Through this reappointment McDonnell signals to his conservative base that he isn't kowtowing to those damn whiny professors, who are all liberals anyway and who he thinks must stand in the way of market-driven reforms in academia. It also signals his support toward business interests, who largely run the board.
I once felt very strongly that many research universities were wasteful because so many resources go into producing research that may have little value to society. I still feel somewhat that way. Do we really need state-supported PhD programs that rank in the bottom 100? Let's get rid of weak researchers and hire faculty for their teaching abilities.
My views today are somewhat different. Not all researchers are good teachers, and research often does take away from teaching. But being a good teacher means being actively engaged in one's profession that is rapidly evolving. There is no way to do that without attending conferences and reading journals. And even better is going head-to-head by submitting your own papers for publication and critical review. All of that is a huge time commitment.
The rising cost of higher education is typically not the result of lazy faculty. Administrative programs pop up like mushrooms in the forest. Part of this is the bureaucracy assembled to ensure accountability and assessment needed for accreditation—killing forests for paper and taking up huge amounts of faculty time.
The most egregious aspect of rising higher education expenses is the very aspect that conservatives extoll—the market! Yes, in a market-driven world, schools compete for the best students by building fancy recreation centers, elaborate dining halls, and so on. That's the consumer asking for amenities, and universities obliging. Just as it nearly impossible today to buy a plain-vanilla Dodge Dart, early 1960s-style (photo), that gets you from point A to B without fuss or style, it is nearly impossible to find an accredited university without the bells and whistles.
Before you complain, remember that this has been market-driven.

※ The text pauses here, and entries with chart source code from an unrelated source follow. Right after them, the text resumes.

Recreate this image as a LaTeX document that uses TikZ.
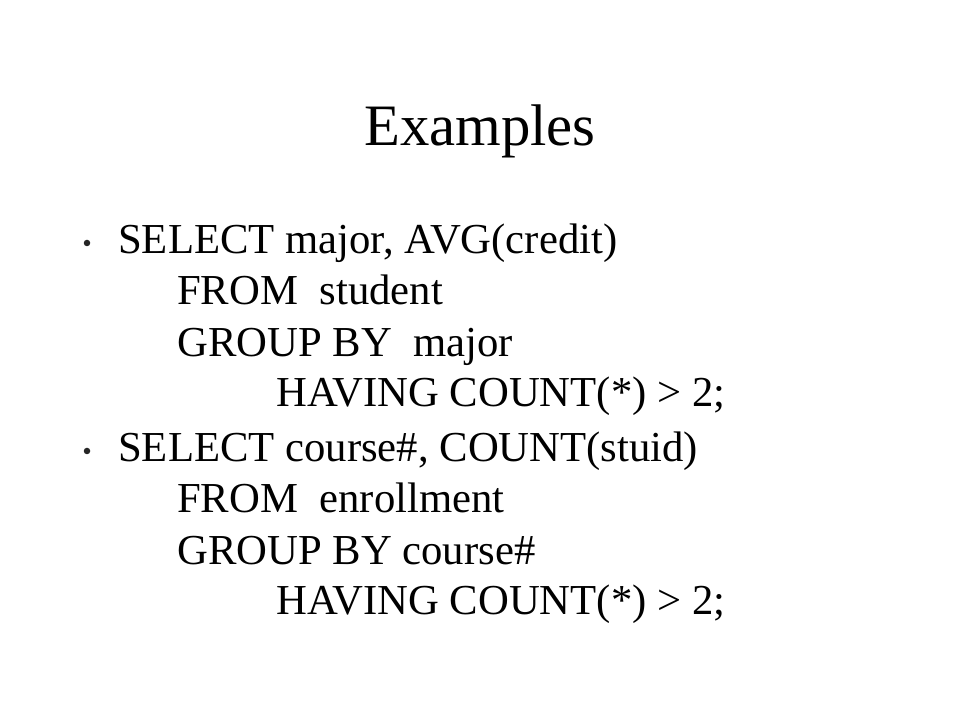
\documentclass[tikz,border=0pt]{standalone}
\usepackage{fontspec}
\setmainfont{Liberation Serif}
\begin{document}
\begin{tikzpicture}[x=1pt,y=1pt,
  titletext/.style={inner sep=0pt,anchor=base,font=\fontsize{58.7}{70}\selectfont},
  bodytext/.style={inner sep=0pt,anchor=base west,font=\fontsize{42.7}{51}\selectfont},
  bulletdot/.style={circle,fill=black!85,inner sep=0pt,minimum size=6.5pt}]
\useasboundingbox[fill=white] (0,0) rectangle (960,720);
\node[titletext] (title) at (480,574) {Examples};
\node[bulletdot] (b1) at (87,477) {};
\node[bodytext] (l1) at (118,466) {SELECT major, AVG(credit)};
\node[bodytext] (l2) at (177,415) {FROM\ \ student};
\node[bodytext] (l3) at (177,363) {GROUP BY\ \ major};
\node[bodytext] (l4) at (276,313) {HAVING COUNT(*) > 2;};
\node[bulletdot] (b2) at (87,269) {};
\node[bodytext] (l5) at (118,258) {SELECT course\#, COUNT(stuid)};
\node[bodytext] (l6) at (177,207) {FROM\ \ enrollment};
\node[bodytext] (l7) at (177,156) {GROUP BY course\#};
\node[bodytext] (l8) at (276,106) {HAVING COUNT(*) > 2;};
\end{tikzpicture}
\end{document}
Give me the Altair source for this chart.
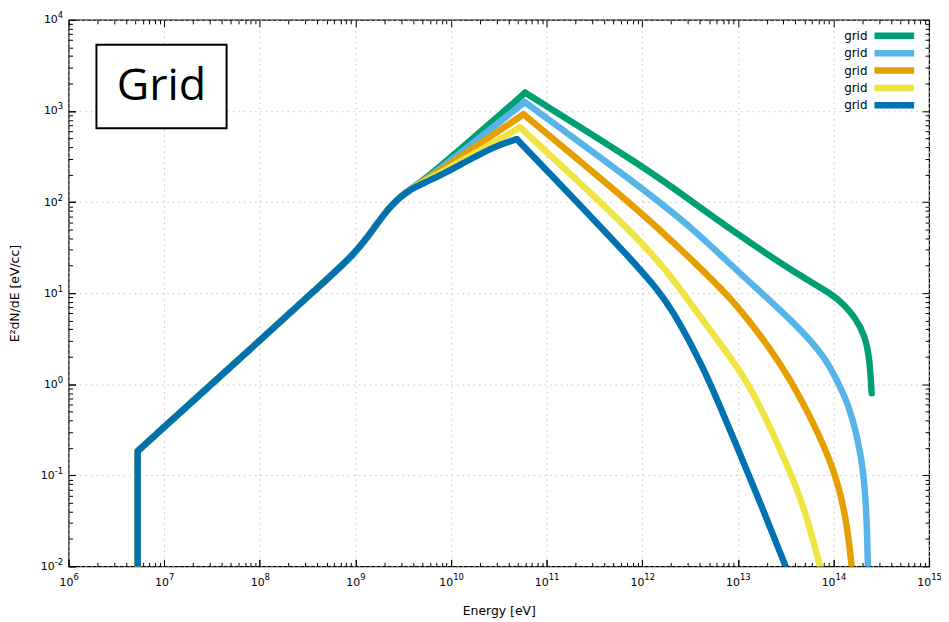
import altair as alt
import pandas as pd

# ---------------- data (log-log plot) ----------------
series_names = ["grid_1", "grid_2", "grid_3", "grid_4", "grid_5"]
legend_labels = ["grid", "grid", "grid", "grid", "grid"]
colors = ["#009E73", "#56B4E9", "#E69F00", "#F0E442", "#0072B2"]

# shared rising part (all curves coincide here)
common_E = [5.28e6, 5.28e6, 1e7, 1e8, 4e8, 1e9, 1.58e9, 2.34e9, 3.8e9]
common_F = [0.01, 0.184, 0.339, 3.03, 11.4, 27.2, 52.5, 93.3, 141]

green_E = [5.75e9, 5.96e10, 1.10e12, 3.16e12, 1e13, 3.98e13, 1e14, 1.32e14, 1.66e14, 2.14e14, 2.40e14, 2.51e14]
green_F = [186, 1585, 235, 105, 44.0, 16.6, 9.6, 7.24, 5.50, 3.47, 1.82, 0.794]

sky_E = [5.89e9, 5.90e10, 1.10e12, 3.63e12, 1.02e13, 3.98e13, 8.18e13, 1.12e14, 1.43e14, 1.96e14, 2.21e14, 2.29e14]
sky_F = [184, 1250, 132, 47.9, 16.9, 4.66, 2.0, 1.03, 0.619, 0.177, 0.0501, 0.01]

orange_E = [5.82e9, 5.73e10, 1.10e12, 3.16e12, 1e13, 3.13e13, 4.57e13, 5.92e13, 1.03e14, 1.37e14, 1.55e14]
orange_F = [182, 920, 70.1, 24.0, 7.64, 1.43, 0.676, 0.407, 0.116, 0.0331, 0.01]

yellow_E = [5.69e9, 5.28e10, 1.10e12, 2.43e12, 5.41e12, 1.06e13, 1.79e13, 3.12e13, 5.04e13, 7.23e13]
yellow_F = [174, 660, 34.5, 11.6, 3.60, 1.43, 0.525, 0.149, 0.0427, 0.01]

blue_E = [5.62e9, 1.26e10, 2.79e10, 4.88e10, 1.10e12, 2.09e12, 4.37e12, 6.31e12, 1e13, 1.78e13, 3.16e13]
blue_F = [166, 257, 407, 490, 16.2, 6.61, 1.51, 0.617, 0.195, 0.0457, 0.01]

series_E = [green_E, sky_E, orange_E, yellow_E, blue_E]
series_F = [green_F, sky_F, orange_F, yellow_F, blue_F]

x_ticks = [1e6, 1e7, 1e8, 1e9, 1e10, 1e11, 1e12, 1e13, 1e14, 1e15]
x_tick_exps = ["6", "7", "8", "9", "10", "11", "12", "13", "14", "15"]
y_ticks = [1e-2, 1e-1, 1e0, 1e1, 1e2, 1e3, 1e4]
y_tick_exps = ["-2", "-1", "0", "1", "2", "3", "4"]
tick_base = "10"
x_minor = [m * d for d in x_ticks[:-1] for m in range(2, 10)]
y_minor = [m * d for d in y_ticks[:-1] for m in range(2, 10)]

# segments: a = vertical start + straight rise (linear), b = rise to peak, c = fall from peak
N_LIN = 4
rows = []
for name, E, F in zip(series_names, series_E, series_F):
    allE, allF = common_E + E, common_F + F
    pk = allF.index(max(allF))
    for j, (e, f) in enumerate(zip(allE, allF)):
        if j < N_LIN:
            rows.append({"series": name, "seg": "a", "E": e, "F": f, "idx": j})
        if N_LIN - 1 <= j <= pk:
            rows.append({"series": name, "seg": "b", "E": e, "F": f, "idx": j})
        if j >= pk:
            rows.append({"series": name, "seg": "c", "E": e, "F": f, "idx": j})
df = pd.DataFrame(rows)

# ---------------- layout ----------------
W, H = 866, 550
FONT = "DejaVu Sans"
LFS, EFS = 11, 8.5          # tick label font size, exponent font size
MAJ, MIN = 7, 4

xscale = alt.Scale(type="log", domain=[1e6, 1e15], nice=False)
yscale = alt.Scale(type="log", domain=[1e-2, 1e4], nice=False)

x_exp_expr = "[" + ",".join(f"'{s}'" for s in x_tick_exps) + "][round(log(datum.value)/LN10) - 6]"
y_exp_expr = "[" + ",".join(f"'{s}'" for s in y_tick_exps) + "][round(log(datum.value)/LN10) + 2]"
base_expr = f"'{tick_base}'"

def tick_axis(orient, values, size, labels=False, **kw):
    return alt.Axis(orient=orient, values=values, grid=False, domain=False,
                    offset=-size, tickSize=size, tickColor="black", tickWidth=1,
                    labels=labels, **kw)

lab_common = dict(labelFont=FONT, labelColor="black", labelFlush=False,
                  labelOverlap=False, labelBound=False)
title_common = dict(titleFont=FONT, titleFontSize=12.5, titleFontWeight="normal",
                    titleColor="black", titleBaseline="middle")

grid_x = alt.Axis(values=x_ticks, grid=True, gridColor="#c4c4c4", gridDash=[1.5, 4],
                  gridWidth=1, ticks=False, labels=False, domain=False, title=None)
grid_y = alt.Axis(values=y_ticks, grid=True, gridColor="#c4c4c4", gridDash=[1.5, 4],
                  gridWidth=1, ticks=False, labels=False, domain=False, title=None)

def blank(x_axis, y_axis):
    return alt.Chart(df).mark_point(opacity=0, size=0).encode(
        x=alt.X("E:Q", scale=xscale, axis=x_axis),
        y=alt.Y("F:Q", scale=yscale, axis=y_axis))

layers = []
layers.append(blank(grid_x, grid_y))

# annotation box "Grid"
box_df = pd.DataFrame({"t": ["Grid"]})
layers.append(alt.Chart(box_df).mark_rect(fill="white", stroke="black", strokeWidth=2).encode(
    x=alt.value(28), x2=alt.value(159), y=alt.value(25), y2=alt.value(109)))
layers.append(alt.Chart(box_df).mark_text(font="Open Sans", fontSize=45, color="black",
                                          align="center", baseline="middle").encode(
    x=alt.value(93.5), y=alt.value(67), text="t:N"))

# curves, drawn in legend order (blue last, on top)
for name, col in zip(series_names, colors):
    layers.append(alt.Chart(df).transform_filter(
        (alt.datum.series == name) & (alt.datum.seg == "a")).mark_line(
        color=col, strokeWidth=6.5, strokeJoin="round", strokeCap="butt", clip=True).encode(
        x=alt.X("E:Q", scale=xscale, axis=None),
        y=alt.Y("F:Q", scale=yscale, axis=None),
        order="idx:Q"))
    layers.append(alt.Chart(df).transform_filter(
        (alt.datum.series == name) & (alt.datum.seg != "a")).mark_line(
        color=col, strokeWidth=6.5, strokeJoin="round", strokeCap="round",
        interpolate="basis", clip=True).encode(
        x=alt.X("E:Q", scale=xscale, axis=None),
        y=alt.Y("F:Q", scale=yscale, axis=None),
        detail="seg:N",
        order="idx:Q"))

# axes: base "10" labels and raised exponents, inward ticks mirrored on top/right
layers.append(blank(
    tick_axis("bottom", x_ticks, MAJ, labels=True, labelExpr=base_expr, labelFontSize=LFS,
              labelAlign="center", labelPadding=10,
              labelOffset={"condition": {"test": "datum.value >= 1e10", "value": -5.4}, "value": -2.7},
              title="Energy [eV]", titleY=51, **lab_common, **title_common),
    tick_axis("left", y_ticks, MAJ, labels=True, labelExpr=base_expr, labelFontSize=LFS,
              labelAlign="right", labelBaseline="middle",
              labelPadding={"condition": {"test": "datum.value < 0.5", "value": 14.5}, "value": 11.4},
              title="E²dN/dE [eV/cc]", titleX=-61, **lab_common, **title_common)))
layers.append(blank(
    tick_axis("bottom", x_ticks, MAJ, labels=True, labelExpr=x_exp_expr, labelFontSize=EFS,
              labelAlign="left", labelPadding=6.5,
              labelOffset={"condition": {"test": "datum.value >= 1e10", "value": 1.6}, "value": 4.3},
              title=None, **lab_common),
    tick_axis("left", y_ticks, MAJ, labels=True, labelExpr=y_exp_expr, labelFontSize=EFS,
              labelAlign="right", labelBaseline="middle", labelPadding=6, labelOffset=-5,
              title=None, **lab_common)))
layers.append(blank(tick_axis("bottom", x_minor, MIN, title=None),
                    tick_axis("left", y_minor, MIN, title=None)))
layers.append(blank(tick_axis("top", x_ticks, MAJ, title=None),
                    tick_axis("right", y_ticks, MAJ, title=None)))
layers.append(blank(tick_axis("top", x_minor, MIN, title=None),
                    tick_axis("right", y_minor, MIN, title=None)))

# legend (label left, line sample right, gnuplot style)
for i, (lab, col) in enumerate(zip(legend_labels, colors)):
    ldf = pd.DataFrame({"label": [lab]})
    ry = 16 + 17.5 * i
    layers.append(alt.Chart(ldf).mark_text(font=FONT, fontSize=12, color="black",
                                           align="right", baseline="middle").encode(
        x=alt.value(804), y=alt.value(ry), text="label:N"))
    layers.append(alt.Chart(ldf).mark_rule(color=col, strokeWidth=6.5).encode(
        x=alt.value(811), x2=alt.value(851), y=alt.value(ry)))

chart = alt.layer(*layers).resolve_axis(x="independent", y="independent").properties(
    width=W, height=H, autosize="none",
    padding={"left": 61, "top": 10, "right": 12, "bottom": 52},
    background="white",
).configure_view(stroke="black", strokeWidth=1.2)

chart.save("out.html", embed_options={"renderer": "svg", "actions": False})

The reason schools raised tuition rapidly after the 1990s is because demand rose. Prices rise when consumers signal a greater willingness to buy. That's what happened over the last 20 years with a demographic surge of high school seniors combined with growing real income and assets. Otherwise intelligent people seem baffled by the rising tuition, acting as if it resulted from a grand conspiracy of faculty members. It's just the market!
That bubble is now bursting, and many universities are retrenching. But will business-driven boards get rid of the consumer luxuries and amenities or begin disassembling the liberal arts, one discipline at a time?